Le (troppe) tasse non dividano i produttori

Giovedì, 19 luglio 2012

Il peso delle tasse accomuna l’Italia onesta e gli onesti non devono separarsi.

In questo modo facciamo nostre le considerazioni di Umberto Ferretto pubblicate dal Corriere del Veneto e accogliamo l’invito del suo direttore, Alessandro Russello, a dare delle risposte e ad aprire una discussione sulle questioni sollevate dall’imprenditore vicentino.

Facciamo nostre le sue considerazioni in primo luogo perché sono un “ragionamento” e non il solito lamento/minaccia: la razionalità, quando si parla di tasse, è cosa rara e quindi sempre apprezzabile.

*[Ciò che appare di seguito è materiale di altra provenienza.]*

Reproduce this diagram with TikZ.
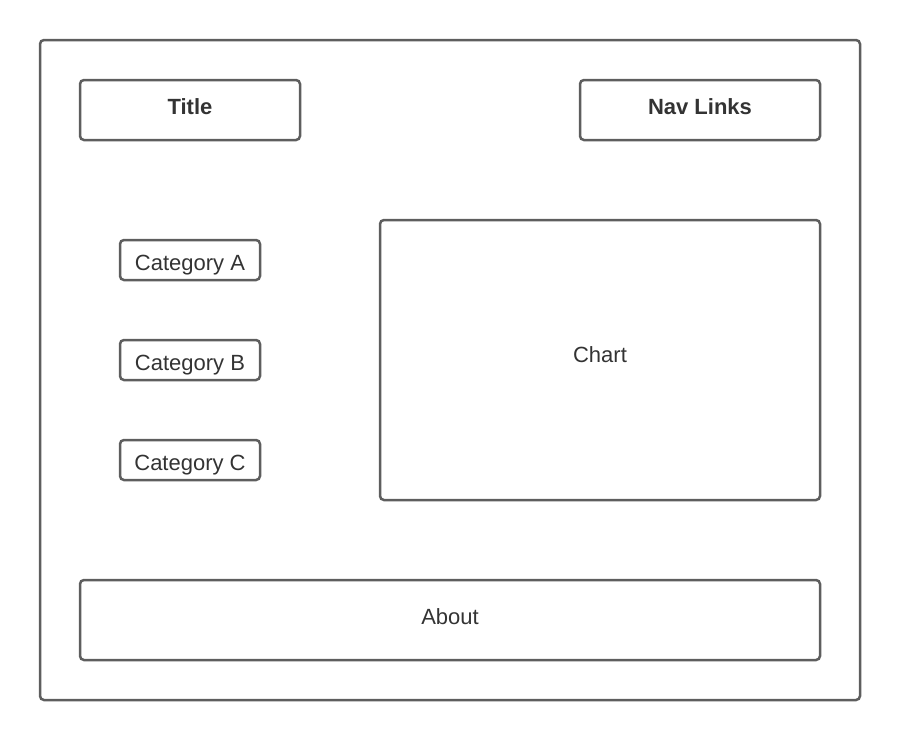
\documentclass[tikz,border=0pt]{standalone}
\usepackage{fontspec}
\setmainfont{Liberation Sans}
\usetikzlibrary{positioning}
\definecolor{BoxClr}{rgb}{0.37,0.37,0.37}
\definecolor{TextClr}{rgb}{0.2,0.2,0.2}

\begin{document}
\begin{tikzpicture}[x=1pt,y=-1pt,
  panel/.style={draw=BoxClr,line width=2.5pt,rounded corners=4pt,text=TextClr,
    font=\fontsize{22}{24}\selectfont,inner sep=0pt,text height=16pt,text depth=8pt},
  heading/.style={panel,font=\fontsize{22}{24}\selectfont\bfseries},
  catbox/.style={panel,minimum width=140pt,minimum height=40pt,text height=20.5pt,text depth=0pt}]
\useasboundingbox (0,0) rectangle (900,740);

\node[panel,minimum width=820pt,minimum height=660pt] (page) at (450,370) {};

\node[heading,minimum width=220pt,minimum height=60pt] (title) at (190,110) {Title};
\node[heading,minimum width=240pt,minimum height=60pt] (nav) at (700,110) {Nav Links};

\node[catbox] (catA) at (190,260) {Category A};
\node[catbox,below=57.5pt of catA] (catB) {Category B};
\node[catbox,below=57.5pt of catB] (catC) {Category C};

\node[panel,minimum width=440pt,minimum height=280pt,text height=14pt,text depth=10pt] (chart) at (600,360) {Chart};

\node[panel,minimum width=740pt,minimum height=80pt] (about) at (450,620) {About};

\end{tikzpicture}
\end{document}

Le facciamo nostre poi perché il peso delle tasse sulle persone che noi rappresentiamo è, a volte, tale da mortificare le loro possibilità di investire sul futuro. Così come è per la Ferretto Group.

Lavoratori dipendenti ed aziende hanno dunque in comune un fardello fiscale che, oltretutto, la crisi ha appesantito. Un carico che è diventato spesso difficile da sostenere specie per chi proprio ora avrebbe bisogno di maggiori disponibilità economiche. Così è per le aziende che devono fare gli investimenti per crescere o magari solo per restare nel mercato e anche per dare giusta remunerazione al capitale (indispensabile per attirare nuovi investimenti ed investitori); così è per le famiglie dei lavoratori dipendenti che devono sopperire alla perdita di reddito causata dalla riduzione del lavoro (licenziamenti, mancata occupazione, cassaintegrazione) e quindi per poter mettere su casa, avere più istruzione, fare figli, oltre che consumare il quotidiano.

E’ giusto quindi pretendere una adeguata riduzione della tassazione? Certamente sì. Facendo però i conti con quei conti pubblici (cioè di tutti) che devono essere risanati oggi e non il giorno di mai.

Le due cose sono compatibili anche se non facilmente.

Serve infatti una grande opera di ristrutturazione degna di un Paese di grandi costruttori come lo siamo (forse più all’estero che entro i confini nazionali). Un cantiere dove si procede, in contemporanea, su tre interventi: la riduzione del peso della spesa pubblica senza indebolire il Paese, la sostituzione di una parte del prelievo fiscale sugli onesti con quello sugli evasori e sulle rendite e infine una seria tassazione sui patrimoni.

Un cantiere che, fino a qualche mese fa, era più una fantasia che un programma politico e civile. Oggi però queste cose sono oggetto di ragionamento e, seppur ancora troppo timidamente, di azione di governo. D'altronde alternative non ce ne sono: dalla loro progressiva realizzazione dipende la possibilità di ottenere in modo duraturo quello che noi e i tanti Ferretto giustamente pretendiamo: la riduzione delle tasse sul reddito generato dal lavoro produttivo, cioè sui salari e sul reddito d’impresa. Peraltro due fattori fondamentali per riprendere a crescere ed uscire dalla crisi.

Se siamo d’accordo su questa analisi abbiamo già trovato due forti motivi, strettamente connessi, per cui vale la pena di restare in Italia.

Il primo è che qui, in Italia ed in Veneto, ci sono tutti quei soggetti, imprenditori e lavoratori, che hanno fatto crescere Ferretto Group ed un sistema industriale manifatturiero tra i migliori al mondo e, contemporaneamente, hanno creato un benessere diffuso e fortemente solidarista.

Questi stessi soggetti, i produttori, non possono oggi separarsi, dividersi e prendere strade diverse, perché da loro, soprattutto da loro, dipende il buon esito di quella ristrutturazione che serve a tutto il Paese.

E’ questa la pena, l’ennesima fatica, di chi vale.